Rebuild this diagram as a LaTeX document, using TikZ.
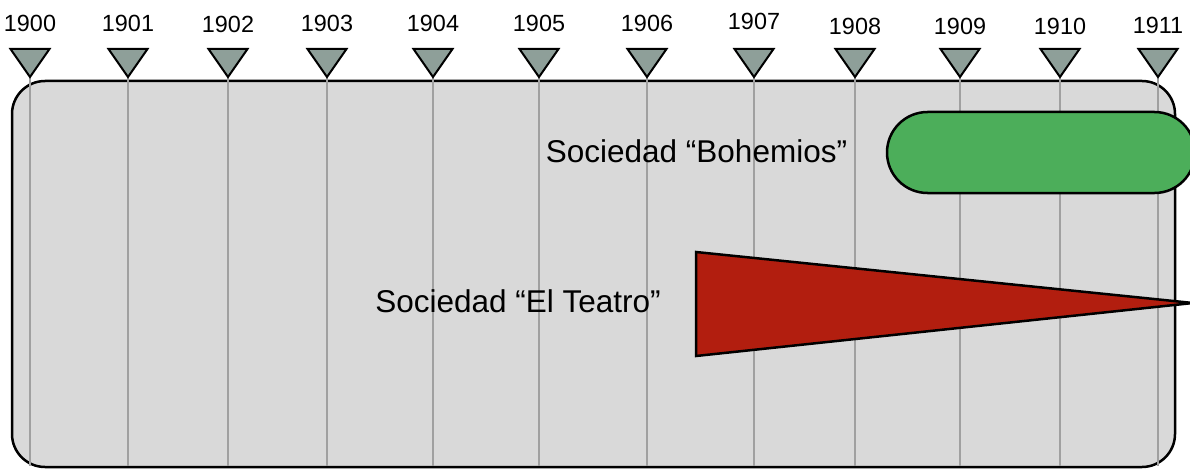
\documentclass[tikz,border=0pt]{standalone}
\usepackage{fontspec}
\setmainfont{Liberation Sans}
\definecolor{boxgray}{HTML}{D9D9D9}
\definecolor{tickgray}{HTML}{A0A0A0}
\definecolor{markfill}{HTML}{8E9F99}
\definecolor{barcolor}{HTML}{4CAE5A}
\definecolor{wedgecolor}{HTML}{B21E0F}
\begin{document}
\begin{tikzpicture}[x=1pt,y=-1pt,
  panel/.style={draw=black,line width=2.5pt,fill=boxgray,rounded corners=33pt},
  tickline/.style={draw=tickgray,line width=2.5pt},
  marker/.style={draw=black,line width=2pt,fill=markfill,line join=miter},
  yearlabel/.style={anchor=base,inner sep=0pt,font=\fontsize{23.4}{28}\selectfont},
  biglabel/.style={anchor=base,inner sep=0pt,font=\fontsize{31.5}{38}\selectfont},
  greenbar/.style={draw=black,line width=2.5pt,fill=barcolor,rounded corners=40.5pt},
  wedge/.style={draw=black,line width=2.5pt,fill=wedgecolor,line join=miter}]
\useasboundingbox (0,0) rectangle (1190,468);
\draw[panel] (12,81) rectangle (1175,467);
\foreach \yr/\px/\bl in {1900/30/32,1901/128/32,1902/228/33,1903/327/32,1904/433/32,1905/539/32,1906/647/32,1907/754/30,1908/855/35,1909/960/35,1910/1060/35,1911/1158/34}{
  \coordinate (t\yr) at (\px,77);
  \coordinate (b\yr) at (\px,466);
  \draw[tickline] (t\yr) -- (b\yr);
  \draw[marker] (\px-19.5,49) -- (\px+19.5,49) -- (t\yr) -- cycle;
  \node[yearlabel] (y\yr) at (\px,\bl) {\yr};
}
\draw[greenbar] (887,112) rectangle (1195,193);
\draw[wedge] (696,252) -- (696,356) -- (1193,303) -- cycle;
\node[biglabel] (bohemios) at (696.5,162) {Sociedad “Bohemios”};
\node[biglabel] (teatro) at (518,312) {Sociedad “El Teatro”};
\end{tikzpicture}
\end{document}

○ ○ ○ ○

_Given task_
Write the full listing out again with every line unchanged, but include no pictures.

_Complete output_
Rebuild this diagram as a LaTeX document, using TikZ.
\documentclass[tikz,border=0pt]{standalone}
\usepackage{fontspec}
\setmainfont{Liberation Sans}
\definecolor{boxgray}{HTML}{D9D9D9}
\definecolor{tickgray}{HTML}{A0A0A0}
\definecolor{markfill}{HTML}{8E9F99}
\definecolor{barcolor}{HTML}{4CAE5A}
\definecolor{wedgecolor}{HTML}{B21E0F}
\begin{document}
\begin{tikzpicture}[x=1pt,y=-1pt,
  panel/.style={draw=black,line width=2.5pt,fill=boxgray,rounded corners=33pt},
  tickline/.style={draw=tickgray,line width=2.5pt},
  marker/.style={draw=black,line width=2pt,fill=markfill,line join=miter},
  yearlabel/.style={anchor=base,inner sep=0pt,font=\fontsize{23.4}{28}\selectfont},
  biglabel/.style={anchor=base,inner sep=0pt,font=\fontsize{31.5}{38}\selectfont},
  greenbar/.style={draw=black,line width=2.5pt,fill=barcolor,rounded corners=40.5pt},
  wedge/.style={draw=black,line width=2.5pt,fill=wedgecolor,line join=miter}]
\useasboundingbox (0,0) rectangle (1190,468);
\draw[panel] (12,81) rectangle (1175,467);
\foreach \yr/\px/\bl in {1900/30/32,1901/128/32,1902/228/33,1903/327/32,1904/433/32,1905/539/32,1906/647/32,1907/754/30,1908/855/35,1909/960/35,1910/1060/35,1911/1158/34}{
  \coordinate (t\yr) at (\px,77);
  \coordinate (b\yr) at (\px,466);
  \draw[tickline] (t\yr) -- (b\yr);
  \draw[marker] (\px-19.5,49) -- (\px+19.5,49) -- (t\yr) -- cycle;
  \node[yearlabel] (y\yr) at (\px,\bl) {\yr};
}
\draw[greenbar] (887,112) rectangle (1195,193);
\draw[wedge] (696,252) -- (696,356) -- (1193,303) -- cycle;
\node[biglabel] (bohemios) at (696.5,162) {Sociedad “Bohemios”};
\node[biglabel] (teatro) at (518,312) {Sociedad “El Teatro”};
\end{tikzpicture}
\end{document}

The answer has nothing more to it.